◆ WORK TO DO: Starting at the first line of the listing below, retype each line up to and including the one that contains "const values = [7, 1, 0];". Leave pictures out.
+---+
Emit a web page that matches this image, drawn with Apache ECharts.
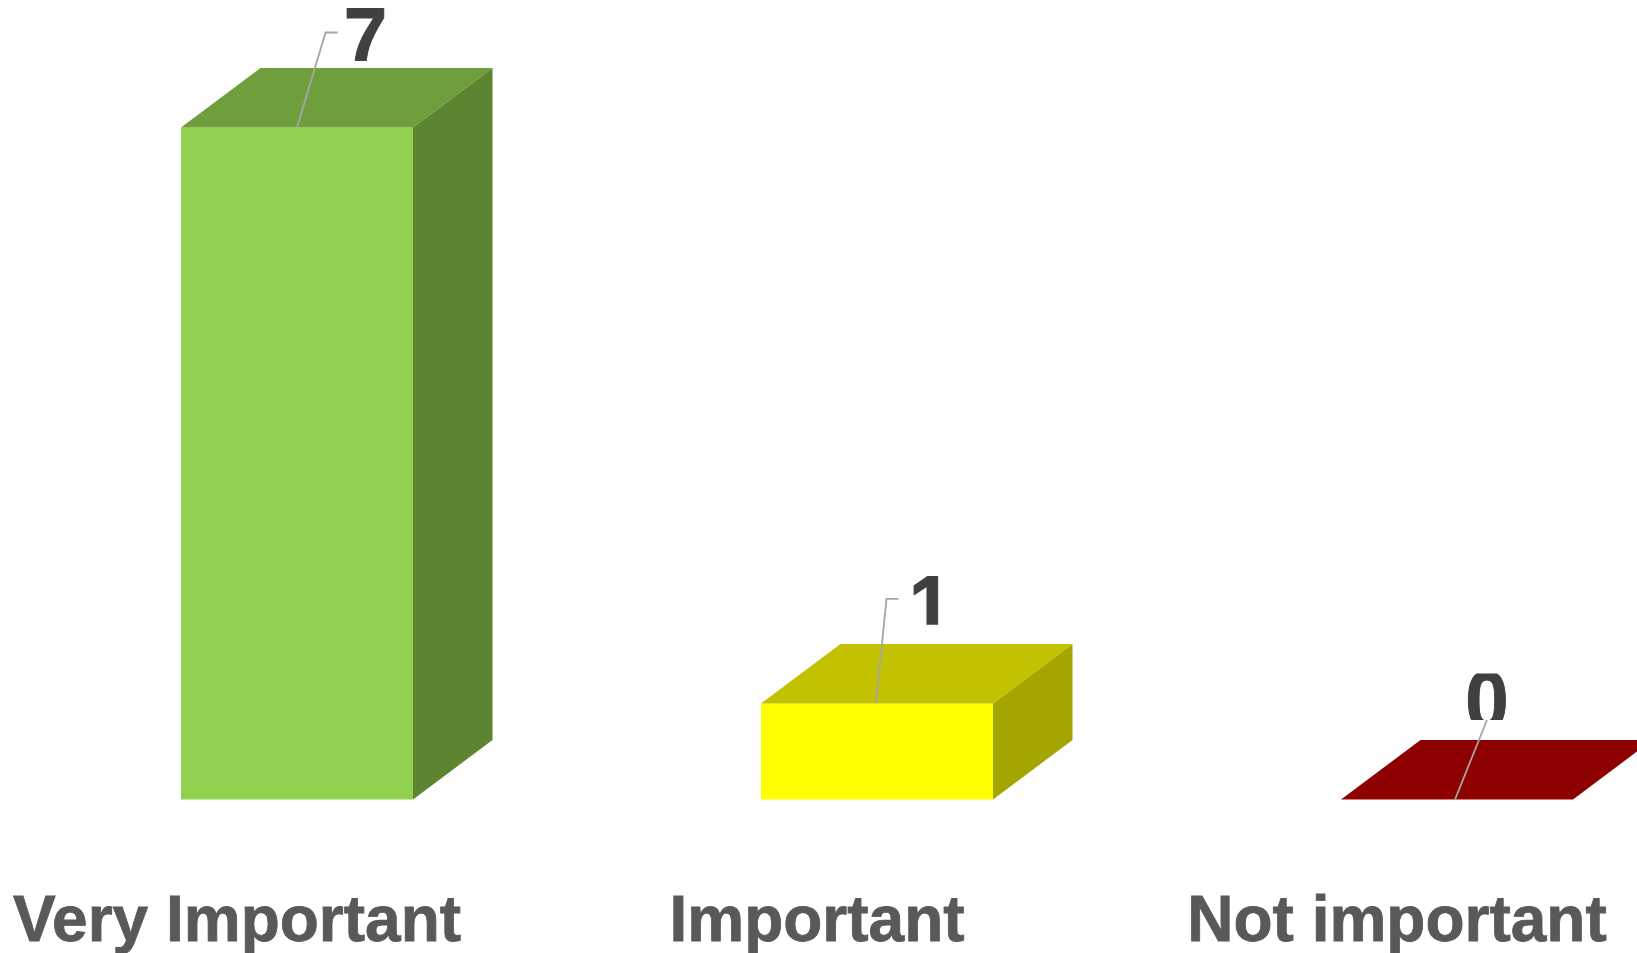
<!DOCTYPE html>
<html>
<head>
<meta charset="utf-8">
<style>html,body{margin:0;padding:0;background:#fff}#chart{width:1637px;height:953px}</style>
<script src="https://cdn.jsdelivr.net/npm/echarts@6/dist/echarts.min.js"></script>
</head>
<body>
<div id="chart"></div>
<script>
const categories = ['Very Important', 'Important', 'Not important'];
const values = [7, 1, 0];

// Drawing styles per bar
const frontColors = ['#92D050', '#FFFF00', '#C00000'];
const topColors = ['#6F9E3D', '#C2C200', '#8F0000'];
const sideColors = ['#5D8431', '#A5A500', '#7D0000'];
// Pixel offsets of the 3D look and of the leader/label, relative to the front top centre
const barWidth = 232, depthX = 79.5, depthY = 59.5, shiftX = 60;
const leaders = [
  [[0, 0], [28.6, -95], [40.6, -95]],
  [[-1, 0], [9.5, -104.6], [21.5, -104.6]],
  [[-2, 0], [30, -79.5], [30, -79.5]]
];
const labelBoxes = [
  { dx: 68.5, base: -42.5, top: -120, bottom: -66.5 },
  { dx: 53.5, base: -51, top: -131, bottom: -78.8 },
  { dx: 30, base: -51.5, top: -126, bottom: -79.5 }
];
const labelScaleX = 0.93;

function renderBar(params, api) {
  const i = params.dataIndex;
  const v = api.value(1);
  const base = api.coord([i, 0]);
  const top = api.coord([i, v]);
  const cx = base[0] + shiftX;
  const l = cx - barWidth / 2, r = cx + barWidth / 2;
  const yb = base[1], yt = top[1];
  const children = [];
  if (yb - yt > 0.5) {
    children.push({ type: 'polygon', shape: { points: [[l, yt], [r, yt], [r, yb], [l, yb]] }, style: { fill: frontColors[i] } });
    children.push({ type: 'polygon', shape: { points: [[r, yt], [r + depthX, yt - depthY], [r + depthX, yb - depthY], [r, yb]] }, style: { fill: sideColors[i] } });
  }
  children.push({ type: 'polygon', shape: { points: [[l, yt], [l + depthX, yt - depthY], [r + depthX, yt - depthY], [r, yt]] }, style: { fill: topColors[i] } });
  children.push({
    type: 'polyline',
    shape: { points: leaders[i].map(p => [cx + p[0], yt + p[1]]) },
    style: { stroke: '#A6A6A6', lineWidth: 1.8, fill: null }
  });
  const b = labelBoxes[i];
  children.push({
    type: 'text',
    x: cx + b.dx, y: yt + b.base, scaleX: labelScaleX,
    style: {
      text: String(v), x: 0, y: 0,
      fill: '#404040', font: 'bold 84px "Liberation Sans", Arial, sans-serif',
      textAlign: 'center', textVerticalAlign: 'bottom',
      stroke: '#404040', lineWidth: 1
    },
    clipPath: { type: 'rect', shape: { x: -60, y: b.top - b.base, width: 120, height: b.bottom - b.top } }
  });
  return { type: 'group', children };
}

const chart = echarts.init(document.getElementById('chart'));
chart.setOption({
  backgroundColor: '#ffffff',
  animation: false,
  grid: { left: -53, top: 127.5, width: 1740, height: 672, outerBoundsMode: 'none' },
  xAxis: {
    type: 'category',
    data: categories,
    axisLine: { show: false },
    axisTick: { show: false },
    axisLabel: {
      interval: 0, hideOverlap: false, margin: 92,
      color: '#595959',
      fontFamily: '"Liberation Sans", Arial, sans-serif',
      fontWeight: 'bold', fontSize: 64,
      textBorderColor: '#595959', textBorderWidth: 0.8
    }
  },
  yAxis: { type: 'value', min: 0, max: 7, show: false, splitLine: { show: false } },
  series: [{
    type: 'custom',
    clip: false,
    renderItem: renderBar,
    data: categories.map((c, i) => [i, values[i]]),
    encode: { x: 0, y: 1 }
  }]
});
</script>
</body>
</html>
+---+
◆ RESPONSE FOR THIS EXERCISE:
Emit a web page that matches this image, drawn with Apache ECharts.
<!DOCTYPE html>
<html>
<head>
<meta charset="utf-8">
<style>html,body{margin:0;padding:0;background:#fff}#chart{width:1637px;height:953px}</style>
<script src="https://cdn.jsdelivr.net/npm/echarts@6/dist/echarts.min.js"></script>
</head>
<body>
<div id="chart"></div>
<script>
const categories = ['Very Important', 'Important', 'Not important'];
const values = [7, 1, 0];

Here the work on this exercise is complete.